RETHINKING
ROBERT MOSES
He wasn’t jut the builder of highways and parks or the unelected figure who reshaped New York’s infrastructure.
The reverberating effects of Robert Moses determined the everyday realities of life across the entire tri-state region. His decisions influenced not only where people lived, but which communities had clean water, reliable transit, and political insulation, and which did not.
The highways he pushed through didn’t simply alter commutes; they sorted populations. They shaped who people met, who they married, who their children grew up alongside. Suburban boundaries hardened around access to cars, zoning protections, and public services, creating patterns of separation that persist long after the concrete set.
The recent election of a social democratic mayor on the promise of free buses shows how deeply this legacy still governs us. The map Moses left behind continues to dictate opportunity far beyond city limits, quietly shaping the intimate details of daily life in the region.
Rethinking Robert Moses
Co-op City
Co-op City
Freedomland was a colossal, optimistic fantasy of America.

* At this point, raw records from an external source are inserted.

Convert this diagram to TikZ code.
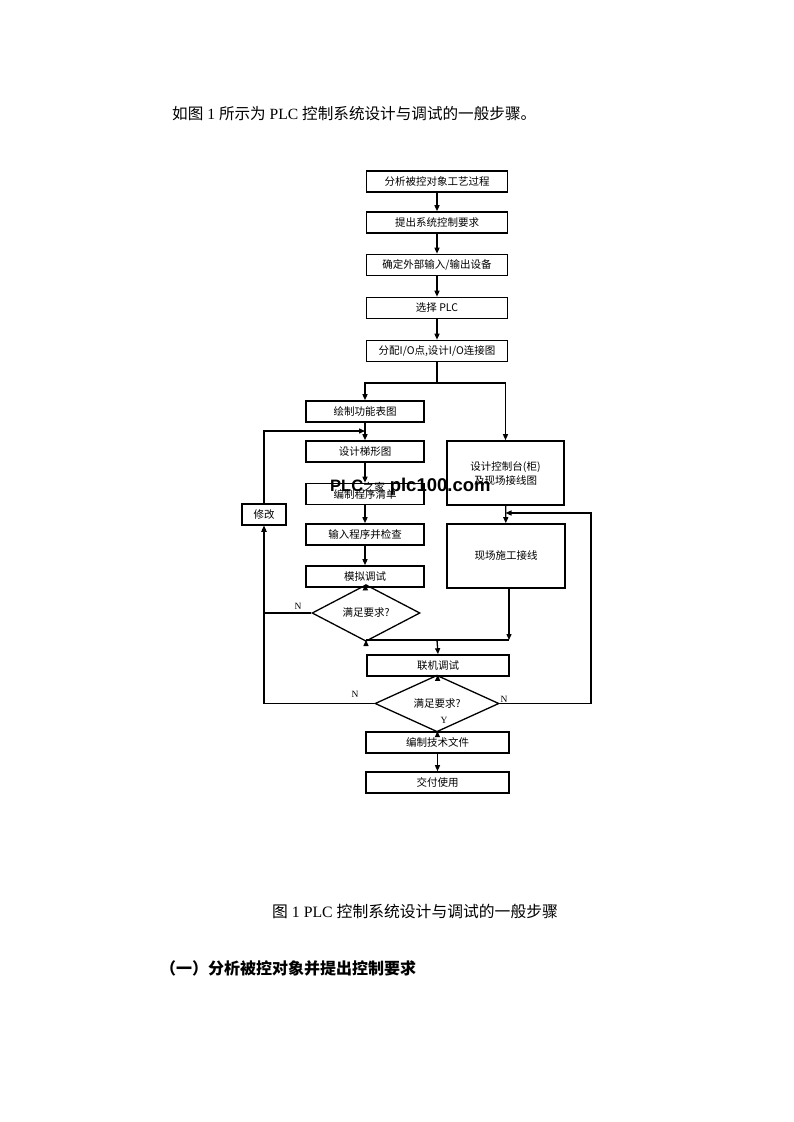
\documentclass[tikz,border=0pt]{standalone}
\usepackage{fontspec}
\setmainfont{Liberation Serif}
\newfontfamily\cjk{Noto Sans CJK SC}
\newfontfamily\wm{Liberation Sans}
\usetikzlibrary{arrows.meta,shapes.geometric}
\begin{document}
\begin{tikzpicture}[x=1pt,y=-1pt,
  box/.style={draw,line width=1.6pt,inner sep=0pt,minimum height=21pt,align=center,font=\cjk\fontsize{10.5}{14}\selectfont},
  dia/.style={diamond,draw,line width=1.3pt,inner sep=0pt,font=\cjk\fontsize{10.5}{12}\selectfont},
  line/.style={line width=1.3pt},
  arr/.style={line width=1.3pt,-{Triangle[length=6pt,width=5pt]}},
  lab/.style={inner sep=0pt,font=\fontsize{9.5}{10}\selectfont},
  txt/.style={inner sep=0pt,anchor=west}]
\fill[white] (0,0) rectangle (793,1122);
\useasboundingbox (0,0) rectangle (793,1122);

% texts
\node[txt,font=\fontsize{15.6}{18}\selectfont] (t1) at (172,114) {{\cjk 如图} 1 {\cjk 所示为} PLC {\cjk 控制系统设计与调试的一般步骤。}};
\node[txt,font=\fontsize{15.8}{18}\selectfont] (cap) at (272,911) {{\cjk 图} 1 PLC {\cjk 控制系统设计与调试的一般步骤}};
\node[txt,font=\cjk\bfseries\fontsize{16}{18}\selectfont] (h1) at (160,968) {（一）分析被控对象并提出控制要求};

% main column
\node[box,minimum width=141pt] (b1) at (437,181.5) {分析被控对象工艺过程};
\node[box,minimum width=141pt] (b2) at (437,222.5) {提出系统控制要求};
\node[box,minimum width=141pt] (b3) at (437,265) {确定外部输入/输出设备};
\node[box,minimum width=141pt] (b4) at (437,308) {选择 PLC};
\node[box,minimum width=141pt] (b5) at (437,351) {分配I/O点,设计I/O连接图};

% left column
\node[box,minimum width=118pt] (l1) at (365,411.5) {绘制功能表图};
\node[box,minimum width=118pt] (l2) at (365,451.5) {设计梯形图};
\node[box,minimum width=118pt] (l3) at (365,494) {编制程序清单};
\node[box,minimum width=118pt] (l4) at (365,534.5) {输入程序并检查};
\node[box,minimum width=118pt] (l5) at (365,576.5) {模拟调试};
\node[dia,minimum width=108pt,minimum height=30pt] (d1) at (366,613) {满足要求?};
\node[box,minimum width=44pt] (mod) at (264,514.5) {修改};

% right column
\node[box,minimum width=117pt,minimum height=64pt] (r1) at (505.5,473) {设计控制台(柜)\\及现场接线图};
\node[box,minimum width=118pt,minimum height=64pt] (r2) at (506,556) {现场施工接线};

% bottom
\node[box,minimum width=142pt] (lj) at (438,665.5) {联机调试};
\node[dia,minimum width=124pt,minimum height=27pt] (d2) at (437,703.5) {满足要求?};
\node[box,minimum width=143pt] (doc) at (437.5,742.5) {编制技术文件};
\node[box,minimum width=143pt] (del) at (437.5,782.5) {交付使用};

% watermark
\node[inner sep=0pt,anchor=base west,font=\wm\bfseries\fontsize{16.5}{16}\selectfont] (wmk) at (330,491)
  {PLC{\cjk\mdseries\fontsize{11}{11}\selectfont 之家} \fontsize{18.5}{18}\selectfont plc100.com};

% connectors
\draw[arr] (b1) -- (b2);
\draw[arr] (b2) -- (b3);
\draw[arr] (b3) -- (b4);
\draw[arr] (b4) -- (b5);
\coordinate (s) at (437,383);
\draw[line] (b5.south) -- (s);
\draw[arr] (s) -| (l1.north);
\draw[arr] (s) -| (r1.north);
\coordinate (m) at (365,431);
\draw[arr] (l1) -- (l2);
\draw[arr] (mod.north) |- (m);
\draw[arr] (l2) -- (l3);
\draw[arr] (l3) -- (l4);
\draw[arr] (l4) -- (l5);
\draw[arr] (l5) -- (d1);
\draw[arr] (d1.west) -| (mod.south);
\node[lab] (n1) at (298,606) {N};
\coordinate (jl) at (366,640);
\coordinate (jr) at (509,640);
\coordinate (j) at (437,640);
\draw[arr] (d1.south) -- (jl);
\draw[arr] (r2.south -| jr) -- (jr);
\draw[line] (jl) -- (jr);
\draw[arr] (j) -- (lj.north);
\draw[arr] (lj) -- (d2);
\draw[arr] (d2.west) -| (mod.south);
\node[lab] (n2) at (355,694) {N};
\coordinate (fb) at (591,513);
\draw[arr] (r1) -- (r2);
\draw[arr] (d2.east) -| (fb) -- (r1.south |- fb);
\node[lab] (n3) at (504,699) {N};
\draw[arr] (d2) -- (doc);
\node[lab] (y1) at (444,720) {Y};
\draw[arr] (doc) -- (del);
\end{tikzpicture}
\end{document}
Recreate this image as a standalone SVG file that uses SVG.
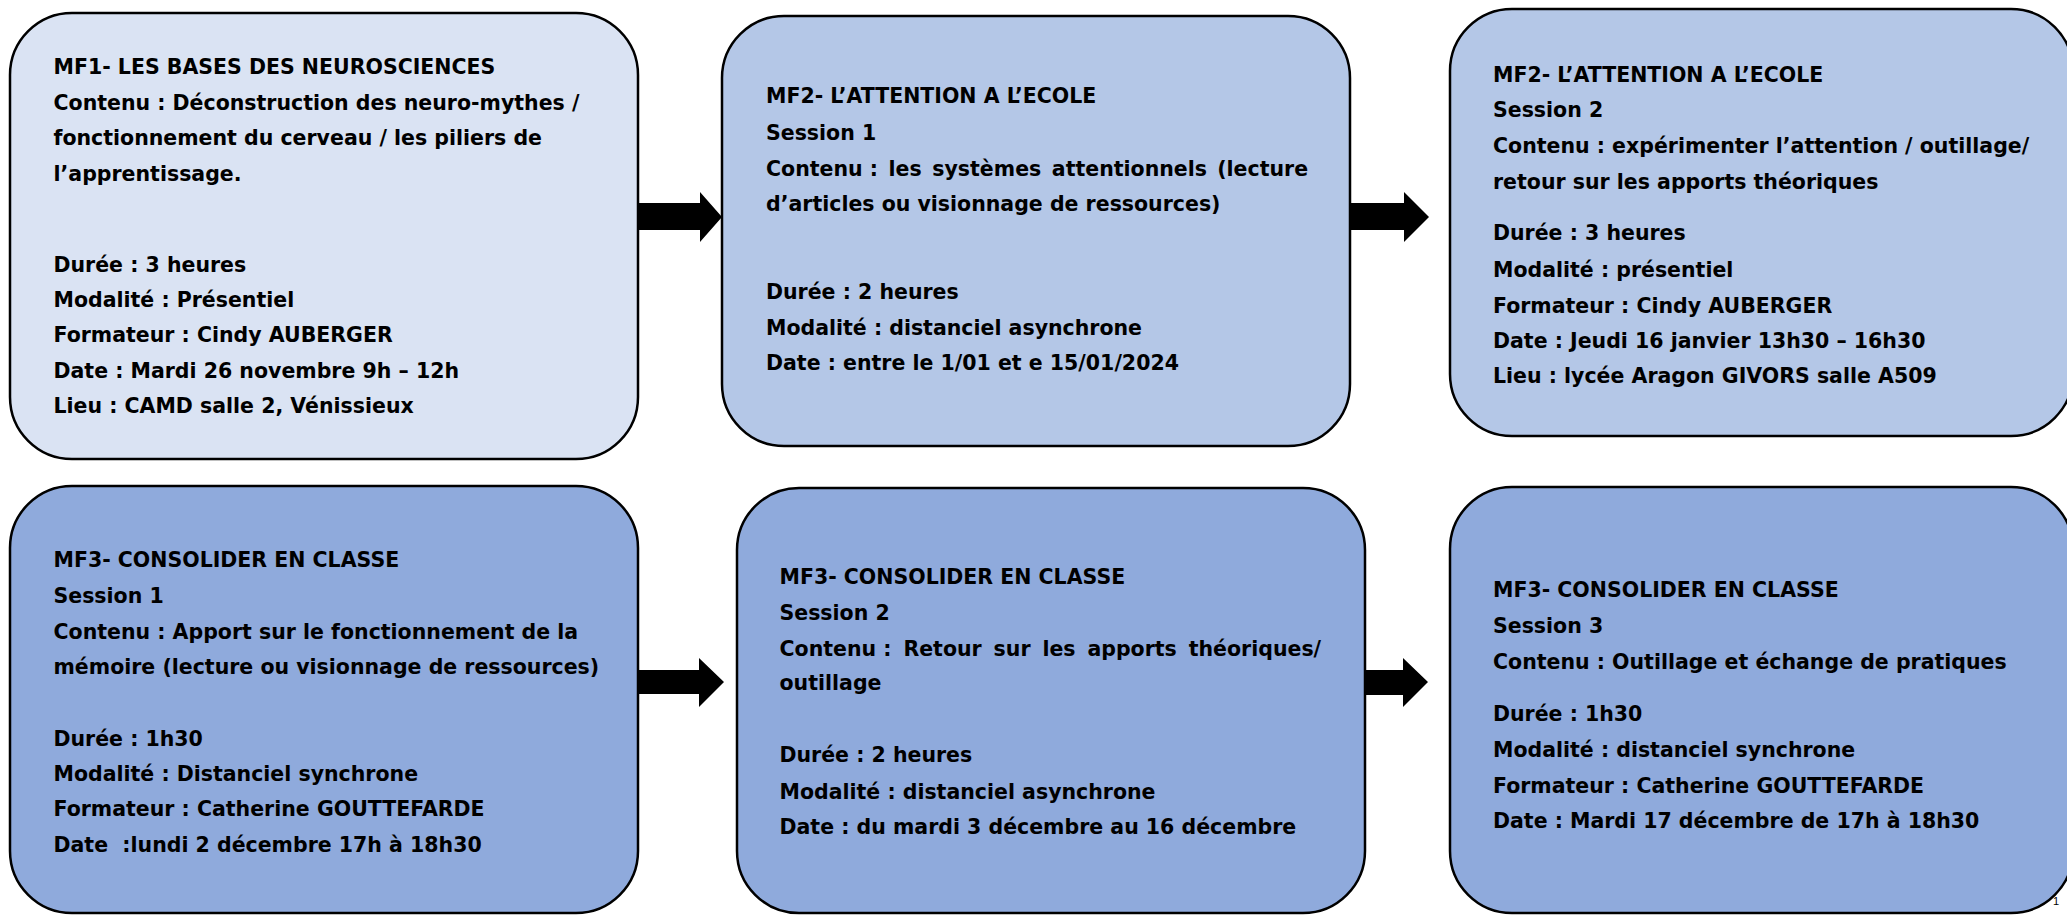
<svg xmlns="http://www.w3.org/2000/svg" width="2067" height="915" viewBox="0 0 2067 915">
<style>
.box{stroke:#000;stroke-width:2.5}
.c1{fill:#DAE3F3}.c2{fill:#B4C7E7}.c3{fill:#8FAADC}
.t{font-family:"DejaVu Sans","Liberation Sans",sans-serif;font-weight:bold;font-size:20.5px;fill:#000}
.arrow{fill:#000}
</style>
<rect width="2067" height="915" fill="#fff"/>
<g id="node-mf1">
<rect class="box c1" x="10" y="13" width="628" height="446" rx="62"/>
<text class="t"><tspan x="53.5" y="74">MF1- LES BASES DES NEUROSCIENCES</tspan><tspan x="53.5" y="109.5">Contenu : Déconstruction des neuro-mythes /</tspan><tspan x="53.5" y="145">fonctionnement du cerveau / les piliers de</tspan><tspan x="53.5" y="181">l’apprentissage.</tspan><tspan x="53.5" y="271.5">Durée : 3 heures</tspan><tspan x="53.5" y="306.5">Modalité : Présentiel</tspan><tspan x="53.5" y="342">Formateur : Cindy AUBERGER</tspan><tspan x="53.5" y="377.5">Date : Mardi 26 novembre 9h – 12h</tspan><tspan x="53.5" y="413">Lieu : CAMD salle 2, Vénissieux</tspan></text>
</g>
<g id="node-mf2-s1">
<rect class="box c2" x="722" y="16" width="628" height="430" rx="62"/>
<text class="t"><tspan x="766" y="103">MF2- L’ATTENTION A L’ECOLE</tspan><tspan x="766" y="139.5">Session 1</tspan><tspan x="766" y="175.5">Contenu :</tspan><tspan x="888.6" y="175.5">les</tspan><tspan x="932.3" y="175.5">systèmes</tspan><tspan x="1051.8" y="175.5">attentionnels</tspan><tspan x="1217.2" y="175.5">(lecture</tspan><tspan x="766" y="210.5">d’articles ou visionnage de ressources)</tspan><tspan x="766" y="298.5">Durée : 2 heures</tspan><tspan x="766" y="335">Modalité : distanciel asynchrone</tspan><tspan x="766" y="369.5">Date : entre le 1/01 et e 15/01/2024</tspan></text>
</g>
<g id="node-mf2-s2">
<rect class="box c2" x="1450" y="9" width="623" height="427" rx="62"/>
<text class="t"><tspan x="1493" y="82">MF2- L’ATTENTION A L’ECOLE</tspan><tspan x="1493" y="116.5">Session 2</tspan><tspan x="1493" y="153">Contenu : expérimenter l’attention / outillage/</tspan><tspan x="1493" y="189">retour sur les apports théoriques</tspan><tspan x="1493" y="240">Durée : 3 heures</tspan><tspan x="1493" y="276.5">Modalité : présentiel</tspan><tspan x="1493" y="312.5">Formateur : Cindy AUBERGER</tspan><tspan x="1493" y="347.5">Date : Jeudi 16 janvier 13h30 – 16h30</tspan><tspan x="1493" y="383">Lieu : lycée Aragon GIVORS salle A509</tspan></text>
</g>
<g id="node-mf3-s1">
<rect class="box c3" x="10" y="486" width="628" height="427" rx="62"/>
<text class="t" style="white-space:pre"><tspan x="53.5" y="566.5">MF3- CONSOLIDER EN CLASSE</tspan><tspan x="53.5" y="602.5">Session 1</tspan><tspan x="53.5" y="638.5">Contenu : Apport sur le fonctionnement de la</tspan><tspan x="53.5" y="674">mémoire (lecture ou visionnage de ressources)</tspan><tspan x="53.5" y="745.5">Durée : 1h30</tspan><tspan x="53.5" y="780.5">Modalité : Distanciel synchrone</tspan><tspan x="53.5" y="816">Formateur : Catherine GOUTTEFARDE</tspan><tspan x="53.5" y="852">Date  :lundi 2 décembre 17h à 18h30</tspan></text>
</g>
<g id="node-mf3-s2">
<rect class="box c3" x="737" y="488" width="628" height="425" rx="62"/>
<text class="t"><tspan x="779.5" y="583.5">MF3- CONSOLIDER EN CLASSE</tspan><tspan x="779.5" y="620">Session 2</tspan><tspan x="779.5" y="656">Contenu :</tspan><tspan x="903.4" y="656">Retour</tspan><tspan x="993.6" y="656">sur</tspan><tspan x="1042.4" y="656">les</tspan><tspan x="1087.4" y="656">apports</tspan><tspan x="1188.7" y="656">théoriques/</tspan><tspan x="779.5" y="690">outillage</tspan><tspan x="779.5" y="762">Durée : 2 heures</tspan><tspan x="779.5" y="798.5">Modalité : distanciel asynchrone</tspan><tspan x="779.5" y="834">Date : du mardi 3 décembre au 16 décembre</tspan></text>
</g>
<g id="node-mf3-s3">
<rect class="box c3" x="1450" y="487" width="623" height="426" rx="62"/>
<text class="t"><tspan x="1493" y="596.5">MF3- CONSOLIDER EN CLASSE</tspan><tspan x="1493" y="633">Session 3</tspan><tspan x="1493" y="668.5">Contenu : Outillage et échange de pratiques</tspan><tspan x="1493" y="721">Durée : 1h30</tspan><tspan x="1493" y="756.5">Modalité : distanciel synchrone</tspan><tspan x="1493" y="792.5">Formateur : Catherine GOUTTEFARDE</tspan><tspan x="1493" y="828">Date : Mardi 17 décembre de 17h à 18h30</tspan></text>
</g>
<g id="page-number">
<text x="2053" y="905" font-family="Liberation Sans, sans-serif" font-size="11" fill="#000">1</text>
</g>
<g id="connectors">
<polygon class="arrow" points="637,203 700,203 700,192 722,217 700,242 700,230 637,230"/>
<polygon class="arrow" points="1350,203 1404,203 1404,192 1429,217 1404,242 1404,230 1350,230"/>
<polygon class="arrow" points="637,670 699,670 699,658 724,682 699,707 699,694 637,694"/>
<polygon class="arrow" points="1365,670 1403,670 1403,658 1428,682 1403,707 1403,695 1365,695"/>
</g>
</svg>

A place to wander and feel good about the stories we tell ourselves. An amusement park shaped like the country itself, planted on the very ground that would later become Co-op City. But even while the park was still going up, the real story of New York was shifting under everyone’s feet. Robert Moses was already reshaping how people lived and how they got anywhere at all. The city was being reengineered around the car. Highways spread across the boroughs like a nervous system, and life slowly became something you drove through rather than something that grew around you.
Co-op City sits right in the middle of that world Moses created. Two major highways slice through the development. Cars rush past constantly. Yet the community was built for people who often did not have the money for a car, which at the time was one of the clearest markers of rising into the middle class. The big promise instead was the final stop of the Second Avenue Subway. That stop never materialized, but people invested in the idea anyway. They believed the city would eventually meet them where they were.
The project was built on a beautiful idea of shared ownership. You could buy in. You could live with dignity and stability. But there was one quiet catch: you could not make a profit when you sold. It seemed almost noble at first, a safeguard against speculation. Over time, though, that detail has kept many residents stuck. Taxes rise. Maintenance charges rise. It begins to feel like rent again, only without the equity or upward mobility that usually comes with owning a home. Affordability is preserved, but the ladder that makes the middle class possible is weakened.
Co-op City lives inside that tension. Born from Moses’s world, boxed in by the roads he carved through the Bronx, yet still trying to offer something gentler and more humane. And in that tension you can still feel the echo of Freedomland, a place built on promises that never quite matched the world surrounding it.